One easy performance improvement would be to perform calculations in bf16, but this lead to overflows due to the use of `torch.cumsum`.

An integral part of Otsu's method is computing the image histogram. Unfortunately, the `torch.histogram` function is not supported by `torch.compile`. Therefore, a `histogram` function for grayscale images compatible with `torch.compile` was written.
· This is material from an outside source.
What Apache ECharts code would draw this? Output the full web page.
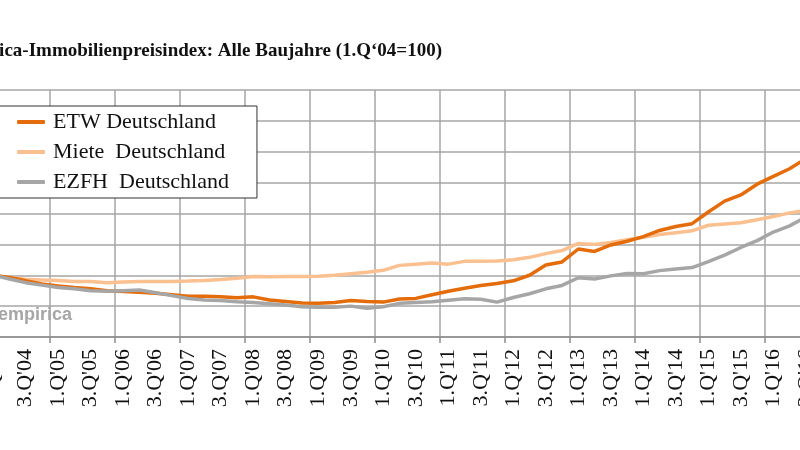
<!DOCTYPE html>
<html>
<head>
<meta charset="utf-8">
<script src="https://cdn.jsdelivr.net/npm/echarts@6/dist/echarts.min.js"></script>
<style>
  html, body { margin: 0; padding: 0; background: #fff; overflow: hidden; }
  #chart { width: 800px; height: 450px; }
</style>
</head>
<body>
<div id="chart"></div>
<script>
// Quartale 1.Q'04 .. 3.Q'16
var quarters = [
  "1.Q'04", "2.Q'04", "3.Q'04", "4.Q'04", "1.Q'05", "2.Q'05", "3.Q'05", "4.Q'05",
  "1.Q'06", "2.Q'06", "3.Q'06", "4.Q'06", "1.Q'07", "2.Q'07", "3.Q'07", "4.Q'07",
  "1.Q'08", "2.Q'08", "3.Q'08", "4.Q'08", "1.Q'09", "2.Q'09", "3.Q'09", "4.Q'09",
  "1.Q'10", "2.Q'10", "3.Q'10", "4.Q'10", "1.Q'11", "2.Q'11", "3.Q'11", "4.Q'11",
  "1.Q'12", "2.Q'12", "3.Q'12", "4.Q'12", "1.Q'13", "2.Q'13", "3.Q'13", "4.Q'13",
  "1.Q'14", "2.Q'14", "3.Q'14", "4.Q'14", "1.Q'15", "2.Q'15", "3.Q'15", "4.Q'15",
  "1.Q'16", "2.Q'16", "3.Q'16"
]

var etw = [
  100, 99.3, 98.2, 97.2, 96.5, 96.0, 95.6, 95.0,
  94.7, 94.5, 94.2, 93.7, 93.2, 93.2, 93.0, 92.7,
  93.0, 92.0, 91.5, 91.0, 90.9, 91.2, 91.8, 91.5,
  91.3, 92.3, 92.5, 93.7, 94.8, 95.8, 96.7, 97.3,
  98.2, 100.0, 103.3, 104.3, 108.5, 107.7, 109.8, 111.0,
  112.5, 114.5, 115.8, 116.7, 120.5, 124.0, 126.0, 129.5,
  132.0, 134.5, 137.8
]

var miete = [
  100, 99.2, 98.7, 98.5, 98.3, 98.0, 98.0, 97.6,
  97.8, 98.0, 98.0, 98.0, 98.1, 98.3, 98.6, 99.0,
  99.6, 99.5, 99.6, 99.6, 99.7, 100.0, 100.5, 101.0,
  101.6, 103.2, 103.6, 104.0, 103.6, 104.5, 104.5, 104.6,
  105.0, 105.8, 107.0, 108.0, 110.3, 110.0, 110.6, 111.5,
  112.3, 113.2, 113.8, 114.4, 116.2, 116.6, 117.0, 118.0,
  119.0, 120.2, 121.0
]

var ezfh = [
  100, 98.8, 97.6, 96.8, 96.0, 95.6, 95.0, 94.8,
  95.0, 95.2, 94.3, 93.4, 92.5, 92.0, 91.8, 91.4,
  91.2, 90.8, 90.4, 89.8, 89.6, 89.6, 90.0, 89.3,
  89.8, 90.9, 91.2, 91.4, 91.9, 92.4, 92.2, 91.3,
  92.8, 94.0, 95.6, 96.7, 99.2, 98.8, 99.8, 100.6,
  100.5, 101.5, 102.0, 102.5, 104.4, 106.5, 109.0, 111.2,
  114.0, 116.0, 118.8
]

var chart = echarts.init(document.getElementById('chart'))
var option = {
  animation: false,
  backgroundColor: '#fff',
  title: {
    text: "empirica-Immobilienpreisindex: Alle Baujahre (1.Q\u201804=100)",
    right: 358,
    top: 42,
    padding: 0,
    textStyle: {
      fontFamily: 'Liberation Serif',
      fontWeight: 'bold',
      fontSize: 19,
      color: '#111'
    }
  },
  legend: {
    orient: 'vertical',
    left: -20,
    top: 106,
    padding: [5, 28, 5, 37],
    itemGap: 8,
    itemWidth: 28,
    itemHeight: 4,
    icon: 'roundRect',
    borderColor: '#333',
    borderWidth: 1,
    backgroundColor: '#fff',
    textStyle: {
      fontFamily: 'Liberation Serif',
      fontSize: 22,
      lineHeight: 22,
      padding: [0, 0, 0, 3],
      color: '#111'
    },
    data: ['ETW Deutschland', 'Miete  Deutschland', 'EZFH  Deutschland']
  },
  graphic: [{
    type: 'text',
    left: -2,
    top: 306,
    z: 1,
    style: {
      text: 'empirica',
      fill: '#a6a6a6',
      font: 'bold 18px "Liberation Sans"'
    }
  }],
  grid: {
    left: -15,
    right: -14,
    top: 90,
    bottom: 113,
    outerBoundsMode: 'none'
  },
  xAxis: {
    type: 'category',
    data: quarters,
    boundaryGap: true,
    axisLine: { lineStyle: { color: '#8c8c8c', width: 1.5 } },
    axisTick: { show: true, interval: 3, length: 6, lineStyle: { color: '#8c8c8c', width: 1.5 } },
    splitLine: { show: true, interval: 3, lineStyle: { color: '#a6a6a6', width: 1.5 } },
    axisLabel: {
      interval: 1,
      rotate: 90,
      margin: 12,
      fontFamily: 'Liberation Serif',
      fontSize: 22,
      color: '#111'
    }
  },
  yAxis: {
    type: 'value',
    min: 80,
    max: 160,
    interval: 10,
    axisLabel: { show: false },
    axisLine: { show: false },
    axisTick: { show: false },
    splitLine: { lineStyle: { color: '#a6a6a6', width: 1.5 } }
  },
  series: [
    {
      name: 'ETW Deutschland',
      type: 'line',
      data: etw,
      showSymbol: false,
      z: 4,
      itemStyle: { color: '#e46c0a' },
      lineStyle: { color: '#e46c0a', width: 3.5 }
    },
    {
      name: 'Miete  Deutschland',
      type: 'line',
      data: miete,
      showSymbol: false,
      z: 3,
      itemStyle: { color: '#fac090' },
      lineStyle: { color: '#fac090', width: 3.5 }
    },
    {
      name: 'EZFH  Deutschland',
      type: 'line',
      data: ezfh,
      showSymbol: false,
      z: 5,
      itemStyle: { color: '#a6a6a6' },
      lineStyle: { color: '#a6a6a6', width: 3.5 }
    }
  ]
}
chart.setOption(option)
</script>
</body>
</html>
Together with the aforementioned changes, the code was improved to eliminate all graph breaks. Compiling the resulting singular graph with dynamic shapes leads to the Triton kernel in `compiled_kernel.py`.

## Benchmarks
Now, benchmark the performance gains by using `torch.compile`.

In [2]:
seed=123
torch.manual_seed(seed)

<torch._C.Generator at 0x7f72b6239f10>

In [3]:
def benchmark(stmts, tensors_fixed=True, seed=seed):
    if tensors_fixed:
        tensor_generator = ((torch.rand(1, 2 ** i, 2 ** i, device="cuda")) for i in range(8, 13))
    else:
        img_fuzzer = Fuzzer(
            parameters = [
                FuzzedParameter("h", minval=256, maxval=8096, distribution='loguniform'),
                FuzzedParameter("w", minval=256, maxval=8096, distribution='loguniform'),
            ],
            tensors = [
                FuzzedTensor("img", size=(1, "h", "w"), probability_contiguous=1, cuda=True)
            ],
            seed=0,
        )
        tensor_generator = img_fuzzer.take(10)

    measurements = []
    for item in tensor_generator:
        tensors = item[0]
        for stmt in stmts:
            measurement = Timer(
                stmt=stmt,
                setup="from __main__ import su",
                globals=tensors,
                label="su",
                description="runtime",
            ).blocked_autorange(min_run_time=1)
            measurements.append(measurement)
    compare = Compare(measurements)
    return compare

In [4]:
stmts = [
    "su(img)",
    "torch.compile(su)(img)",
    "torch.compile(su, mode='reduce-overhead')(img)",
    "torch.compile(su, mode='max-autotune')(img)",
    "torch.compile(su, dynamic=True)(img)",
    "torch.compile(su, dynamic=True, mode='reduce-overhead')(img)",
    "torch.compile(su, dynamic=True, mode='max-autotune')(img)",
]

In [5]:
compare = benchmark(stmts, tensors_fixed=False)
compare.print()

[------------------------------------ su ------------------------------------]
                                                                    |  runtime
1 threads: -------------------------------------------------------------------
      su(img)                                                       |  10426.5
      torch.compile(su)(img)                                        |   1333.6
      torch.compile(su, mode='reduce-overhead')(img)                |    858.8
      torch.compile(su, mode='max-autotune')(img)                   |    859.6
      torch.compile(su, dynamic=True)(img)                          |    859.7
      torch.compile(su, dynamic=True, mode='reduce-overhead')(img)  |    860.0
      torch.compile(su, dynamic=True, mode='max-autotune')(img)     |    860.0

Times are in microseconds (us).



The runtime measurements show that `torch.compile` enables a 12x speedup over the eager CUDA-based implementation. For reference, the CPU-based implementation takes roughly 3.5 seconds (= 3 548 992 us) on average, making the eager implementation approximately 340x and the `torch.compile` implementation 4125x faster.

As expected, the `reduce-overhead` (CUDA graphs) and `max-autotune` (CUDA graphs + Triton autotune) modes lead to further performance gains over the default `torch.compile`.